En 1932, lorsque Aldous Huxley a écrit Le meilleur
des mondes (Brave New World), roman dans lequel il
dépeignait une société où les humains
étaient programmés pendant leur développement
embryonnaire in vitro en fonction des besoins d'un gouvernement
mondial totalitaire, il situait l'action six siècles dans
le futur. En 1946, conscient des progrès scientifiques
et des dérives idéologiques, l'écrivain
britannique corrigeait le tir dans la préface du même
roman en prédisant que ce scénario pourrait se
concrétiser en moins d'un siècle. S'il était
toujours vivant aujourd'hui, il constaterait, sans doute avec
horreur, que les outils du génie génétique
permettront bientôt de faire tout ce qu'il décrivait
dans son ouvrage, et même plus.
«Ce qui était encore de la science-fiction, il y
a trois ou quatre ans, est devenu réalité aujourd'hui»,
a déclaré le professeur Marc-André Sirard,
du Département des sciences animales, lors d'une allocution
présentée le 5 avril dans le cadre des Grandes
Conférences du Cégep Limoilou. Le chercheur est
bien placé pour mesurer les bonds prodigieux qu'a fait
le génie génétique au cours des dernières
années. Directeur du Centre de recherche en biologie de
la reproduction, il est cofondateur de la compagnie TGN Biotech
qui utilise des porcs transgéniques pour produire des
médicaments dans leur sperme.
«La science évolue très vite et les gens
ne semblent pas en être conscients», a-t-il lancé
à la centaine d'étudiants venus l'entendre. Le
plus spectaculaire outil qu'il a présenté à
son jeune auditoire est le 47e chromosome, un microchromosome
artificiel qui contient les gènes que les chercheurs veulent
bien y placer. Inséré dans le noyau d'une cellule,
ce chromosome s'intègre au reste du génome contenu
dans les 46 chromosomes naturels, et permet l'expression stable
et précise d'un nombre élevé de gènes
triés sur le volet.
Le posthumain
«La question qui se pose aussitôt est la suivante:
quels gènes doit contenir ce chromosome?», soulève
Marc-André Sirard. Évidemment, on y mettra des
gènes pour corriger des maladies génétiques
cruelles et mortelles. Mais puisque la technologie existe, pourquoi
se priver d'y insérer des gènes pour prévenir
des maladies comme le sida, la malaria, le cancer du sein, la
dépression ou la schizophrénie? Une fois en route,
qu'est-ce qui nous empêche d'y intégrer des gènes
qui toucheraient des particularités physiques comme la
taille et la couleur des cheveux, des yeux ou de la peau? «Où
doit-on s'arrêter dans l'amélioration de la qualité
de la vie?, demande le chercheur. Et qui doit décider?
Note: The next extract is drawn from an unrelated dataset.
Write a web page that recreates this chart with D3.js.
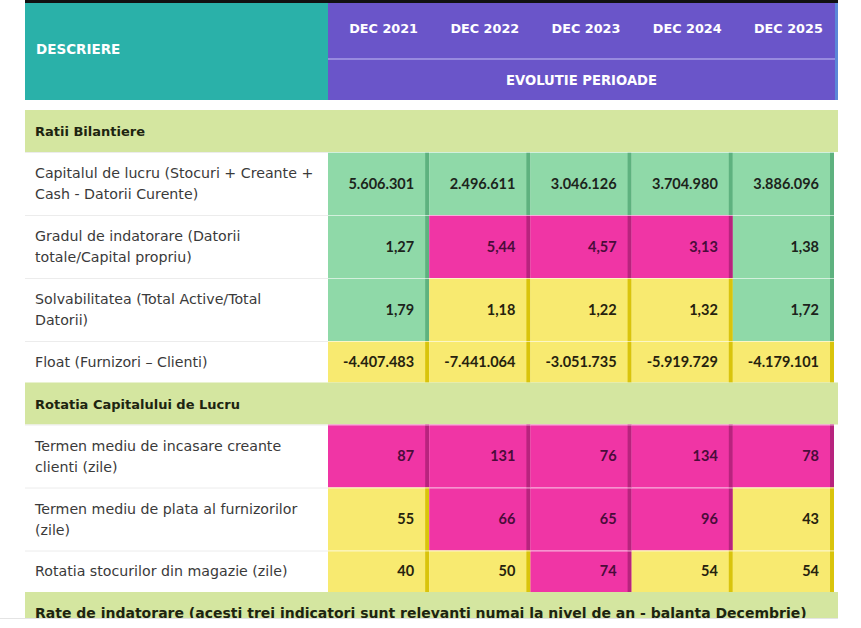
<!DOCTYPE html>
<html>
<head>
<meta charset="utf-8">
<style>
  body { margin: 0; background: #fff; }
  svg { display: block; font-family: "DejaVu Sans", sans-serif; }
</style>
</head>
<body>
<svg id="mysvg"></svg>
<script src="https://d3js.org/d3.v7.min.js"></script>
<script>

  var years = ["DEC 2021", "DEC 2022", "DEC 2023", "DEC 2024", "DEC 2025"];

  var sections = ["Ratii Bilantiere", "Rotatia Capitalului de Lucru",
    "Rate de indatorare (acesti trei indicatori sunt relevanti numai la nivel de an - balanta Decembrie)"];

  // label lines as they wrap in the original
  var labelsRatii = [
    ["Capitalul de lucru (Stocuri + Creante +", "Cash - Datorii Curente)"],
    ["Gradul de indatorare (Datorii", "totale/Capital propriu)"],
    ["Solvabilitatea (Total Active/Total", "Datorii)"],
    ["Float (Furnizori \u2013 Clienti)"]
  ];
  var labelsRotatia = [
    ["Termen mediu de incasare creante", "clienti (zile)"],
    ["Termen mediu de plata al furnizorilor", "(zile)"],
    ["Rotatia stocurilor din magazie (zile)"]
  ];

  var capitalLucru = [5606301, 2496611, 3046126, 3704980, 3886096];
  var gradIndatorare = [1.27, 5.44, 4.57, 3.13, 1.38];
  var solvabilitate = [1.79, 1.18, 1.22, 1.32, 1.72];
  var floatVals = [-4407483, -7441064, -3051735, -5919729, -4179101];
  var termenIncasare = [87, 131, 76, 134, 78];
  var termenPlata = [55, 66, 65, 96, 43];
  var rotatieStocuri = [40, 50, 74, 54, 54];

  // status of each cell: g = bun, y = atentie, p = rau
  var stCapital = ["g", "g", "g", "g", "g"];
  var stGrad = ["g", "p", "p", "p", "g"];
  var stSolv = ["g", "y", "y", "y", "g"];
  var stFloat = ["y", "y", "y", "y", "y"];
  var stIncasare = ["p", "p", "p", "p", "p"];
  var stPlata = ["y", "p", "p", "p", "y"];
  var stStocuri = ["y", "y", "p", "y", "y"];

  var ro = d3.formatLocale({decimal: ",", thousands: ".", grouping: [3], currency: ["", ""], minus: "-"});
  var fmtInt = ro.format(",d");
  var fmtDec = ro.format(",.2f");

  var W = 861, H = 628;
  var svg = d3.select("#mysvg").attr("width", W).attr("height", H);

  var left = 25, labelRight = 328, right = 834;

  var fill = d3.scaleOrdinal().domain(["g", "y", "p"]).range(["#8fd9a8", "#f8ea70", "#f035a5"]);
  var edge = d3.scaleOrdinal().domain(["g", "y", "p"]).range(["#5eb27f", "#d9c40c", "#b8237e"]);
  var ink = d3.scaleOrdinal().domain(["g", "y", "p"]).range(["#1c241c", "#26220e", "#4a0c3a"]);

  var x = d3.scaleBand().domain(years).range([labelRight, right]);
  var bw = x.bandwidth();

  // ---- header ----
  svg.append("rect").attr("x", left).attr("y", 0).attr("width", 838 - left).attr("height", 3).attr("fill", "#111");
  svg.append("rect").attr("x", left).attr("y", 3).attr("width", labelRight - left).attr("height", 97).attr("fill", "#2ab1a9");
  svg.append("rect").attr("x", labelRight).attr("y", 3).attr("width", 835 - labelRight).attr("height", 97).attr("fill", "#6a55c9");
  svg.append("rect").attr("x", 835).attr("y", 3).attr("width", 3).attr("height", 97).attr("fill", "#5b88d8");
  svg.append("line").attr("x1", labelRight).attr("x2", 835).attr("y1", 59).attr("y2", 59)
    .attr("stroke", "#a89ce6").attr("stroke-width", 1.5);

  svg.append("text").attr("x", 36).attr("y", 54).text("DESCRIERE")
    .attr("fill", "#fff").attr("font-weight", "bold").attr("font-size", 13.5);

  svg.selectAll(".yr").data(years).enter().append("text")
    .attr("class", "yr")
    .attr("x", function(d){ return x(d) + bw / 2 + 5; })
    .attr("y", 33)
    .attr("text-anchor", "middle")
    .attr("fill", "#fff").attr("font-weight", "bold").attr("font-size", 12.8)
    .text(function(d){ return d; });

  svg.append("text").attr("x", (labelRight + 835) / 2).attr("y", 85).attr("text-anchor", "middle")
    .attr("fill", "#fff").attr("font-weight", "bold").attr("font-size", 13.2).text("EVOLUTIE PERIOADE");

  // ---- body rows ----
  var rows = [
    {type: "section", label: sections[0], fs: 13},
    {type: "data", lines: labelsRatii[0], vals: capitalLucru, st: stCapital, fmt: fmtInt},
    {type: "data", lines: labelsRatii[1], vals: gradIndatorare, st: stGrad, fmt: fmtDec},
    {type: "data", lines: labelsRatii[2], vals: solvabilitate, st: stSolv, fmt: fmtDec},
    {type: "data", lines: labelsRatii[3], vals: floatVals, st: stFloat, fmt: fmtInt},
    {type: "section", label: sections[1], fs: 13},
    {type: "data", lines: labelsRotatia[0], vals: termenIncasare, st: stIncasare, fmt: fmtInt},
    {type: "data", lines: labelsRotatia[1], vals: termenPlata, st: stPlata, fmt: fmtInt},
    {type: "data", lines: labelsRotatia[2], vals: rotatieStocuri, st: stStocuri, fmt: fmtInt},
    {type: "section", label: sections[2], fs: 14}
  ];

  var yy = 110;
  rows.forEach(function(r){
    r.h = r.type == "section" ? 42 : (r.lines.length > 1 ? 63 : 41.5);
    r.y = yy;
    yy += r.h;
  });

  svg.append("clipPath").attr("id", "clip").append("rect").attr("x", 0).attr("y", 0).attr("width", W).attr("height", 618);

  var body = svg.append("g").attr("clip-path", "url(#clip)");

  var g = body.selectAll(".row").data(rows).enter().append("g")
    .attr("class", "row")
    .attr("transform", function(d){ return "translate(0," + d.y + ")"; });

  var sec = g.filter(function(d){ return d.type == "section"; });
  sec.append("rect").attr("x", left).attr("width", 838 - left).attr("height", function(d){ return d.h; })
    .attr("fill", "#d4e6a0");
  sec.append("text").attr("x", 35).attr("y", function(d){ return d.h / 2 + 5; })
    .attr("font-weight", "bold").attr("font-size", function(d){ return d.fs; }).attr("fill", "#1d2410")
    .text(function(d){ return d.label; });

  var dat = g.filter(function(d){ return d.type == "data"; });
  dat.append("line").attr("x1", left).attr("x2", labelRight).attr("y1", 0.5).attr("y2", 0.5)
    .attr("stroke", "#ececec");

  dat.each(function(d){
    var n = d.lines.length;
    d3.select(this).selectAll(".lbl").data(d.lines).enter().append("text")
      .attr("class", "lbl")
      .attr("x", 35)
      .attr("y", function(t, i){ return d.h / 2 + 5 + (i - (n - 1) / 2) * 21; })
      .attr("font-size", 14.2).attr("fill", "#3a3a3a")
      .text(function(t){ return t; });

    var cells = d3.select(this).selectAll(".cell").data(d.vals).enter().append("g").attr("class", "cell");
    cells.append("rect")
      .attr("x", function(v, i){ return x(years[i]); })
      .attr("width", bw).attr("height", d.h)
      .attr("fill", function(v, i){ return fill(d.st[i]); });
    cells.append("rect")
      .attr("x", function(v, i){ return x(years[i]) + bw - 4; })
      .attr("width", 4).attr("height", d.h)
      .attr("fill", function(v, i){ return edge(d.st[i]); });
    cells.append("text")
      .attr("x", function(v, i){ return x(years[i]) + bw - 15; })
      .attr("y", d.h / 2 + 5)
      .attr("text-anchor", "end")
      .attr("font-family", "Lato, sans-serif")
      .attr("font-weight", "bold").attr("font-size", 14.5)
      .attr("fill", function(v, i){ return ink(d.st[i]); })
      .text(function(v){ return d.fmt(v); });
    d3.select(this).append("line").attr("x1", labelRight).attr("x2", right).attr("y1", 0.5).attr("y2", 0.5)
      .attr("stroke", "#fff").attr("stroke-opacity", 0.6);
  });

  svg.append("line").attr("x1", 0).attr("x2", 838).attr("y1", 618.5).attr("y2", 618.5).attr("stroke", "#e4e4e4");

</script>
</body>
</html>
Les parents? Les gouvernements? Quels modèles d'êtres
humains choisirons-nous d'être? Deviendrons-nous tous des
grands blonds costauds aux yeux bleus? Ce savoir fait peur.»
Chose certaine, rien ne sert de jouer à l'autruche. «Ces
technologies seront utilisées chez l'humain, affirme le
professeur Sirard. Lentement mais sûrement, parce que l'homme
a toujours cherché à améliorer son sort
et qu'il a toujours utilisé les outils à sa portée
pour y arriver. C'est dans sa nature.»
Avant de s'affranchir du hasard de la génétique,
le post-humain aura de nombreuses questions à résoudre.
"Que sera le meilleur humain pour lui-même? Pour son
voisin? Pour l'espèce? Pour la planète?, a-t-il
demandé à l'auditoire. Ce sera à vous et
à vos enfants d'en décider. Demain sera notre juge."